→ **Task requirements**:
Track down every line below that holds "this" and copy it.

→ **Supplied data**:
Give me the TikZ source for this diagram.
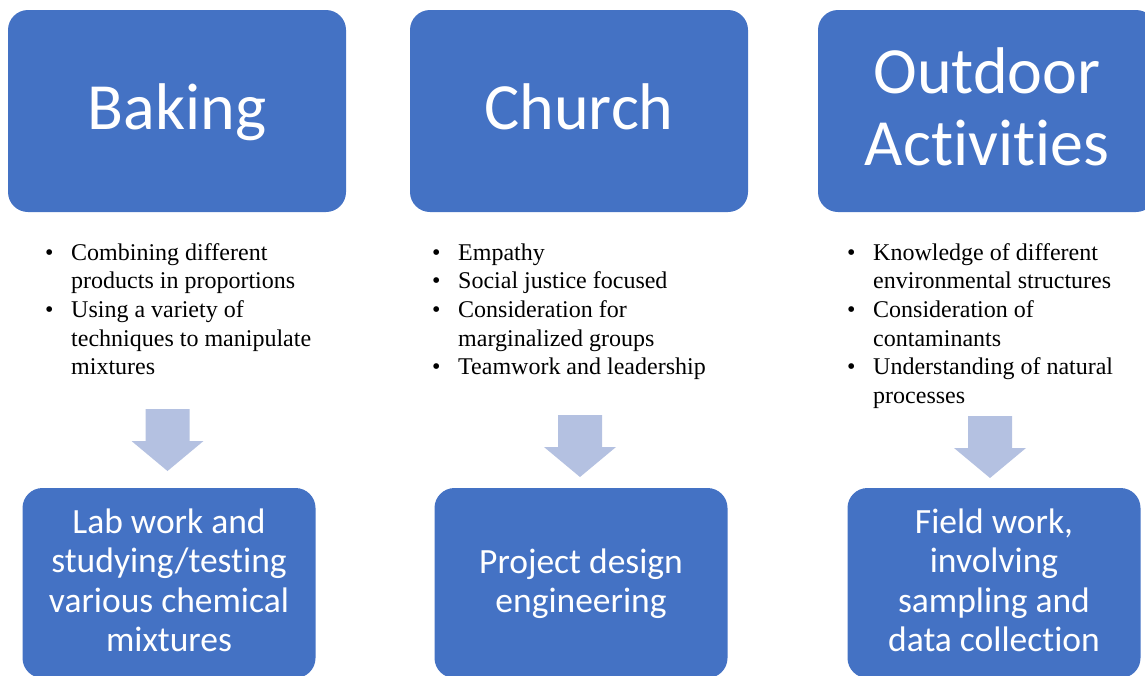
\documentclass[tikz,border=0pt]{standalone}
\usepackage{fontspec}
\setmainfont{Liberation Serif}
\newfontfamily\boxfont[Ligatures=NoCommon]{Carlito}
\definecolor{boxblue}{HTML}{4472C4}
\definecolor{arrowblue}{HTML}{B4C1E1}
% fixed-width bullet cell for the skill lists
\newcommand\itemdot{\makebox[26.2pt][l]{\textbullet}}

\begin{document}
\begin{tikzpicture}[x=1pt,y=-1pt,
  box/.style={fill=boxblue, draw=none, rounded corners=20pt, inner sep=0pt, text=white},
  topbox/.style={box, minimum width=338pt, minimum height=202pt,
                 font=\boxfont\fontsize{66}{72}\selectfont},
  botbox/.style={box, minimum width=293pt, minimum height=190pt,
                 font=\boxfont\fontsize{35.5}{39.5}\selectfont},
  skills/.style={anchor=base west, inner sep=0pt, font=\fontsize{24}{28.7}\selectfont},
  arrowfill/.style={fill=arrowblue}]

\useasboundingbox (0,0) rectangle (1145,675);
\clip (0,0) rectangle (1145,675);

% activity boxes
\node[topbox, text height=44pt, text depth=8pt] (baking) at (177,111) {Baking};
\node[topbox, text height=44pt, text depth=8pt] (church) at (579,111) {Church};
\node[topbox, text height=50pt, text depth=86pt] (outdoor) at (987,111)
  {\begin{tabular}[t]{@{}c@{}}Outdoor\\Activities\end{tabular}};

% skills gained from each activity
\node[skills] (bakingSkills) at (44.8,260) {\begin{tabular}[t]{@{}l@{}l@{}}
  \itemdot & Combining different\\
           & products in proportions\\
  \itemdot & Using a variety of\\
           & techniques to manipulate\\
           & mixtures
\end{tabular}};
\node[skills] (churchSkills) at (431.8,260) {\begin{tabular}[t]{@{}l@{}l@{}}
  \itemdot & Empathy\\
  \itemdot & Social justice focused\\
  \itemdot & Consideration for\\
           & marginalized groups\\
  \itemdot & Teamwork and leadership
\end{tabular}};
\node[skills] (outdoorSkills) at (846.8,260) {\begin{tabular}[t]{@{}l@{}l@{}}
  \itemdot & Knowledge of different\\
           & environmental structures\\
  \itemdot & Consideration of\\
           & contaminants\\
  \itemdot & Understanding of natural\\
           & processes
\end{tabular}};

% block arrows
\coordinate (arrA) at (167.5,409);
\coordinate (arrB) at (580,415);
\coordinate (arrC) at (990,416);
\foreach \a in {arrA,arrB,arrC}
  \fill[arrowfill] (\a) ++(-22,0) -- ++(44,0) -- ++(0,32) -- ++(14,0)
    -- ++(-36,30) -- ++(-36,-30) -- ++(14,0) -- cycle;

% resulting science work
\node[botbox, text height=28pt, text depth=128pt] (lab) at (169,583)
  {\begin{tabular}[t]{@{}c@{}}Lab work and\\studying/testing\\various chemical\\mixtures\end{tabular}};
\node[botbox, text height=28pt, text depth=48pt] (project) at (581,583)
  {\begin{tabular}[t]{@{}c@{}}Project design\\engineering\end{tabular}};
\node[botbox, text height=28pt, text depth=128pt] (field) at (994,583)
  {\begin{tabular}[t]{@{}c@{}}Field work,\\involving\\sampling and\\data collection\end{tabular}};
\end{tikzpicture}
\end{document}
---
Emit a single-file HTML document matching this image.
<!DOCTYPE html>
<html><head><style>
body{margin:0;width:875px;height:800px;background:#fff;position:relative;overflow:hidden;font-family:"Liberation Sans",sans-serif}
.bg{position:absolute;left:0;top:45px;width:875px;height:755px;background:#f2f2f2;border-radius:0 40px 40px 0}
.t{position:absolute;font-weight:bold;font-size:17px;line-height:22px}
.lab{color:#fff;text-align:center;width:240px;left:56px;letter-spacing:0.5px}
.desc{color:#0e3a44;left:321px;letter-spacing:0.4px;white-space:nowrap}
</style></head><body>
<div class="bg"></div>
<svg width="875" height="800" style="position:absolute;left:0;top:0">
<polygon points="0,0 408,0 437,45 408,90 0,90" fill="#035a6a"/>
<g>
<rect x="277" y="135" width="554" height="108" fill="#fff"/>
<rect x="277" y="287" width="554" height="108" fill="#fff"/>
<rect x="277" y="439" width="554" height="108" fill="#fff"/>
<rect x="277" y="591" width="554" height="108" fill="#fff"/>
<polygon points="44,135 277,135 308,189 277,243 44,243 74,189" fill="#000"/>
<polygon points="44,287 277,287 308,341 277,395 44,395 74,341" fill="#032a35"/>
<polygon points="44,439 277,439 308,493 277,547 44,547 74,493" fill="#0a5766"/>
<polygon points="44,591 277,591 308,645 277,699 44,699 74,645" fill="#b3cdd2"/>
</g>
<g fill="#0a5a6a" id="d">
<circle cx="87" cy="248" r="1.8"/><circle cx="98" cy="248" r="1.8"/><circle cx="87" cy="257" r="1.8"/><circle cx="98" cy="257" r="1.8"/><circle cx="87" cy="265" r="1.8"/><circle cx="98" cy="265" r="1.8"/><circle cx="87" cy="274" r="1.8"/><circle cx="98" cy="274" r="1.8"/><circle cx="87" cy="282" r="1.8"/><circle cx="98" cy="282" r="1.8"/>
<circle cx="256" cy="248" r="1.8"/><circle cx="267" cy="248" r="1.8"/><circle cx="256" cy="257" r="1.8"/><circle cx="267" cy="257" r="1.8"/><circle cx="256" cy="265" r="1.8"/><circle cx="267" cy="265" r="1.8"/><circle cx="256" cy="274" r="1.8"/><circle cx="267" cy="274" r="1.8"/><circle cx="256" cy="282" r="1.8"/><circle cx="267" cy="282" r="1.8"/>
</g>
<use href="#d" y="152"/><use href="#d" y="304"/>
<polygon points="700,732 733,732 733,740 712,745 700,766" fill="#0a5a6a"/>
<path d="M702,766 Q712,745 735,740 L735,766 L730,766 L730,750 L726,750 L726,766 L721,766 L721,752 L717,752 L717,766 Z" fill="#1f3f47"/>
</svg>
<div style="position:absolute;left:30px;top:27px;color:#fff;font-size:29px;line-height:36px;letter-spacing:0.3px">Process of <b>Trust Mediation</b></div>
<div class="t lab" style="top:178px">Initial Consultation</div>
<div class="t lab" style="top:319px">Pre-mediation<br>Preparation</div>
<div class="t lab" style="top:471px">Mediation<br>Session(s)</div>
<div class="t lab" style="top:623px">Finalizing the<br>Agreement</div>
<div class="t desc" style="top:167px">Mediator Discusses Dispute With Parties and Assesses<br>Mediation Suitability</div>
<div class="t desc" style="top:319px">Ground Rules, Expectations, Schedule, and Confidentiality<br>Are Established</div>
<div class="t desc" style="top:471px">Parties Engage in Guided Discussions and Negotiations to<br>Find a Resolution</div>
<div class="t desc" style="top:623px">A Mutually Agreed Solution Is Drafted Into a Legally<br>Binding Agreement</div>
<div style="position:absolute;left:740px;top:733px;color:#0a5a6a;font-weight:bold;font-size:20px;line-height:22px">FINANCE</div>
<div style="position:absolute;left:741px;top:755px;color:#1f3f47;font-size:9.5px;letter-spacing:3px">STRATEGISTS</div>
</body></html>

→ **Full answer**:
Give me the TikZ source for this diagram.
Emit a single-file HTML document matching this image.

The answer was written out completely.